Apart from this exaggerated claim, the book is nothing more (and nothing less!) than a comprehensive and well-written record of half a century of exchange programs and organized people-to-people initiatives across the Iron Curtain. Diligently, Richmond records and systematizes the exchange programs, ranging from academic lecturers to artists, from youth festivals to art exhibitions. Although the author does not explicitly prioritize some forms of exchange over others, some chapters are quite long (ch. 7 on Moscow think-tanks is 15 pages) and others too short (e.g., ch. 12 on exhibitions, three pages). The length and depth of the chapters seem to depend not so much on the importance of the topic, but rather on the amount of information readily available to the author. The non-hierarchical structure of the book (with 25 chapters) tends to underrate the change over time in the exchange programs for the sake of describing the various forms and institutional set-ups of Soviet-American connections. The one-and-a-half-page chapter on Radio Liberty and other broadcasters of “Western propaganda” can hardly be subsumed under “cultural exchange.”
Essentially, this book is presented as a success story of the long-term US policy of cultural exchange as a “weapon” to defeat the communist regime in Moscow. Overall, the images of the two ideologically competing states and societies are stereotypical and, to some extent, ahistorical and most of all one-sided. From Richmond’s point of view, the Soviet Union was evidently struggling to contain and control the exchange programs and those participating in them. His analysis of Soviet motives and concerns is largely limited to speculations by Western Sovietologists. An alternative and potentially interesting source of information (in the State Archive of the Russian Federation) – the official reports by Soviet scholars who had participated in exchange programs to their superiors in the party and state apparatus – are referred to only once (Pp. 73-75). Conversely, US society and politics appear natural and unperturbed as ever by the threats of communism, nuclear Armageddon, Soviet spies, and agitprop. Only the very attentive reader will notice the role of the CIA in the preparation of some of the exchanges and National Security Council deliberations in the initial phase. Moreover, Richmond’s conclusion (again quoting Kassof) “that many of the Soviet Americanists who came to do research on the United States as adversaries developed a very complex symbiotic relationship with their subjects” (P. 91) mutates mutandis certainly applies to American Sovietologists as well!

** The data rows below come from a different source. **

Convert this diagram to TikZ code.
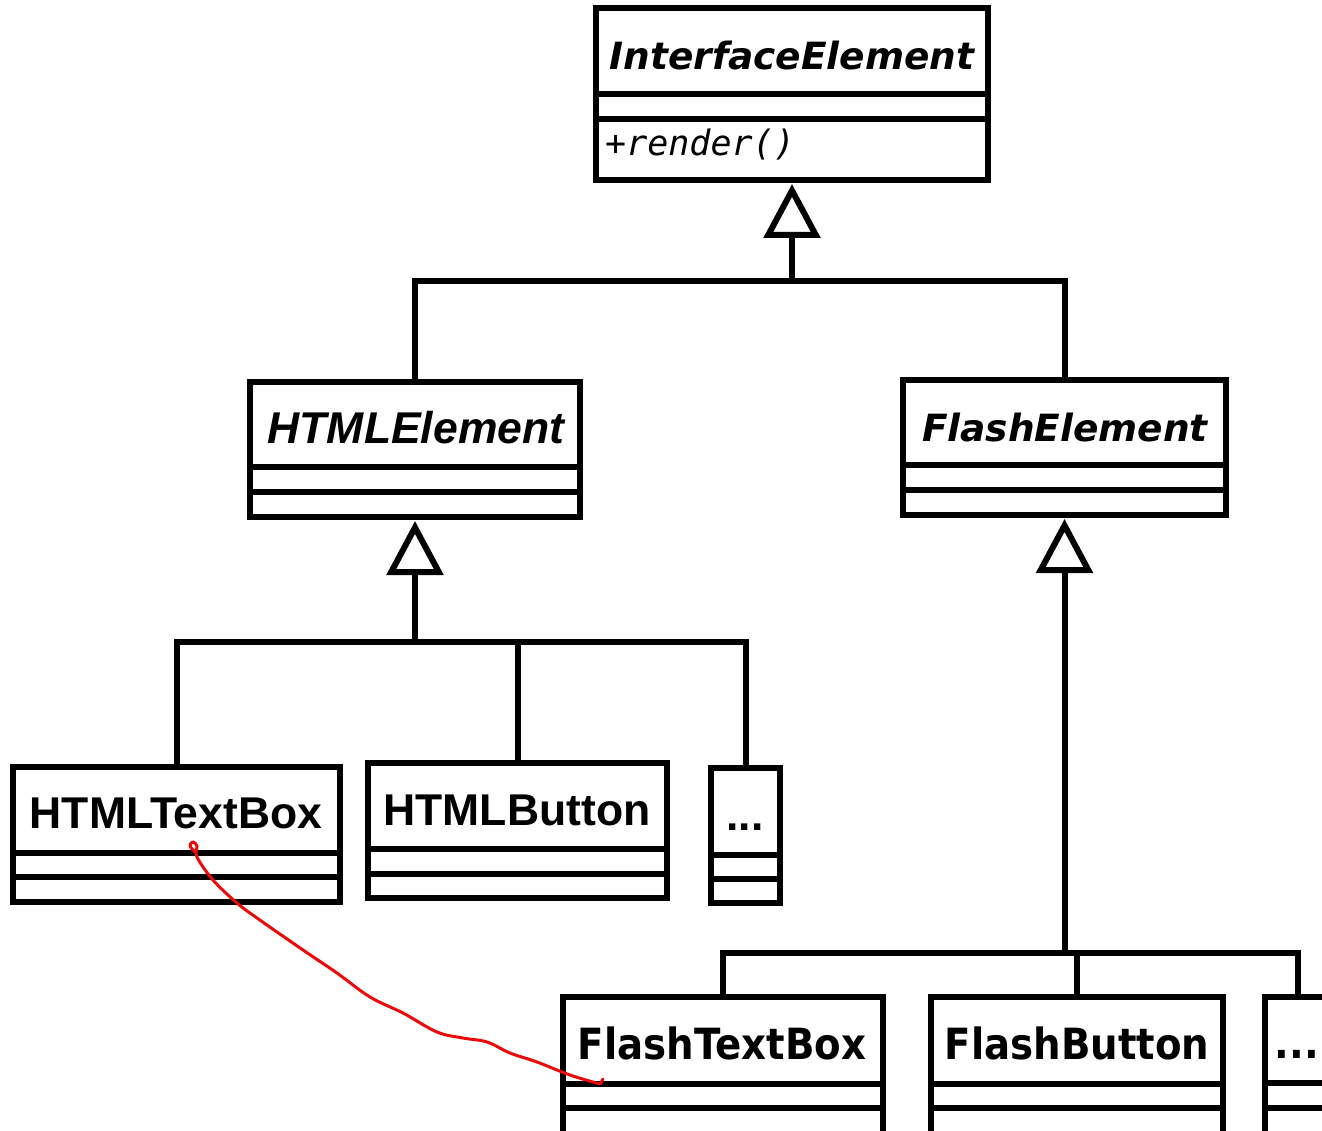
\documentclass[tikz,border=0pt]{standalone}
\usepackage{fontspec}
\usetikzlibrary{arrows.meta,fit}
\newfontfamily\djv{DejaVu Sans}
\newfontfamily\djvc[FakeStretch=0.9]{DejaVu Sans}
\newfontfamily\lib{Liberation Sans}
\newfontfamily\djm{DejaVu Sans Mono}
\definecolor{pen}{RGB}{235,10,10}
\tikzset{
  classbox/.style={draw, line width=6pt, rectangle, inner sep=0pt},
  divider/.style={line width=6pt},
  conn/.style={line width=6pt},
  genarrow/.style={line width=6pt, -{Triangle[open, length=54pt, width=56pt]}, shorten >=1pt},
  absname/.style={font=\fontsize{37.5}{40}\djv\bfseries\itshape, anchor=base, inner sep=0pt},
  htmlabs/.style={font=\fontsize{44.5}{48}\lib\bfseries\itshape, anchor=base, inner sep=0pt},
  htmlname/.style={font=\fontsize{44.5}{47}\lib\bfseries, anchor=base, inner sep=0pt},
  flashname/.style={font=\fontsize{43}{46}\djvc\bfseries, anchor=base, inner sep=0pt},
  opname/.style={font=\fontsize{35}{38}\djm\itshape, anchor=base west, inner sep=0pt},
  scribble/.style={draw=pen, line width=3pt, line cap=round, line join=round}
}
\begin{document}
\begin{tikzpicture}[x=1pt,y=-1pt]
\useasboundingbox (0,0) rectangle (1322,1131);
% class boxes
\node[classbox, fit={(596,8) (988,180)}] (ie) {};
\node[classbox, fit={(250,382) (580,517)}] (html) {};
\node[classbox, fit={(903,380) (1226,515)}] (flash) {};
\node[classbox, fit={(13,767) (340,902)}] (htb) {};
\node[classbox, fit={(368,763) (667,898)}] (hbtn) {};
\node[classbox, fit={(711,768) (780,903)}] (hdots) {};
\node[classbox, fit={(563,997) (883,1150)}] (ftb) {};
\node[classbox, fit={(931,997) (1223,1150)}] (fbtn) {};
\node[classbox, fit={(1265,997) (1330,1150)}] (fdots) {};
% dividers
\draw[divider] (ie.west |- 0,94) -- (ie.east |- 0,94);
\draw[divider] (ie.west |- 0,119) -- (ie.east |- 0,119);
\draw[divider] (html.west |- 0,467) -- (html.east |- 0,467);
\draw[divider] (html.west |- 0,492) -- (html.east |- 0,492);
\draw[divider] (flash.west |- 0,465) -- (flash.east |- 0,465);
\draw[divider] (flash.west |- 0,490) -- (flash.east |- 0,490);
\draw[divider] (htb.west |- 0,853) -- (htb.east |- 0,853);
\draw[divider] (htb.west |- 0,877) -- (htb.east |- 0,877);
\draw[divider] (hbtn.west |- 0,849) -- (hbtn.east |- 0,849);
\draw[divider] (hbtn.west |- 0,874) -- (hbtn.east |- 0,874);
\draw[divider] (hdots.west |- 0,855) -- (hdots.east |- 0,855);
\draw[divider] (hdots.west |- 0,879) -- (hdots.east |- 0,879);
\draw[divider] (ftb.west |- 0,1084) -- (ftb.east |- 0,1084);
\draw[divider] (ftb.west |- 0,1108) -- (ftb.east |- 0,1108);
\draw[divider] (fbtn.west |- 0,1084) -- (fbtn.east |- 0,1084);
\draw[divider] (fbtn.west |- 0,1108) -- (fbtn.east |- 0,1108);
\draw[divider] (fdots.west |- 0,1083) -- (fdots.east |- 0,1083);
\draw[divider] (fdots.west |- 0,1108) -- (fdots.east |- 0,1108);
% names
\node[absname] (ieT) at (792,70) {InterfaceElement};
\node[opname] (ieOp) at (605,156) {+render()};
\node[htmlabs] (htmlT) at (416,443) {HTMLElement};
\node[absname] (flashT) at (1065,441) {FlashElement};
\node[htmlname] (htbT) at (176,828) {HTMLTextBox};
\node[htmlname] (hbtnT) at (517,825) {HTMLButton};
\node[htmlname] (hdotsT) at (745,830) {...};
\node[flashname] (ftbT) at (722,1059) {FlashTextBox};
\node[flashname] (fbtnT) at (1077,1059) {FlashButton};
\node[flashname] (fdotsT) at (1297,1058) {...};
% generalisations
\coordinate (j1) at (ie.south |- 0,281);
\draw[genarrow] (j1) -- (ie.south);
\draw[conn] (html.north) |- (j1) -| (flash.north);
\coordinate (j2) at (html.south |- 0,642);
\draw[genarrow] (j2) -- (html.south);
\draw[conn] (htb.north) |- (j2) -| (hdots.north);
\draw[conn] (hbtn.north) -- (hbtn.north |- j2);
\coordinate (j3) at (flash.south |- 0,953);
\draw[genarrow] (j3) -- (flash.south);
\draw[conn] (ftb.north) |- (j3) -| (fdots.north);
\draw[conn] (fbtn.north) -- (fbtn.north |- j3);
% red scribble
\draw[scribble] plot[smooth, tension=0.6] coordinates {(196,853) (190,846) (193,842) (197,846) (197,857) (213,880) (237,903) (257,918) (303,950) (337,973) (370,997) (403,1013) (437,1032) (463,1038) (487,1042) (510,1053) (537,1062) (570,1075) (600,1084)} -- (603,1079);
\end{tikzpicture}
\end{document}
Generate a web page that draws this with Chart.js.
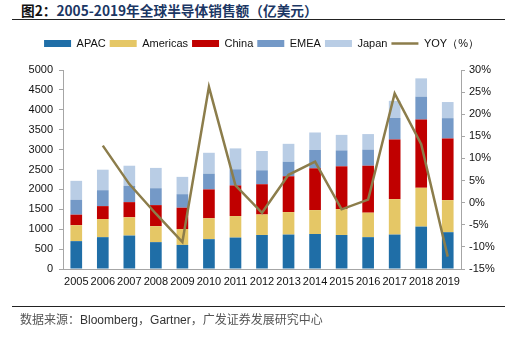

Recent research on the Cold War tends to look beyond the fundamental differences between the US and the USSR in political and social institutions and traditions. The Cold War impacted US daily life, political behavior, and even academic thinking, in many barely explored ways. The cultural exchanges (involving up to 100,000 persons since 1958) are part of that larger story and thus the real question is not whether Soviet citizens involved lost their faith in the communist system. The current book provides a wealth of information, but merely scratches the surface of many interesting questions. Only one chapter, for instance, pays attention to the American critics of the exchange programs (most prominently Richard Perle), but instead of analyzing and contextualizing their arguments, the author sets out to refute their assertions passionately. History may have proven him right, but this should never be the objective of history writing. At this point professional historians ought to take over from those personally involved.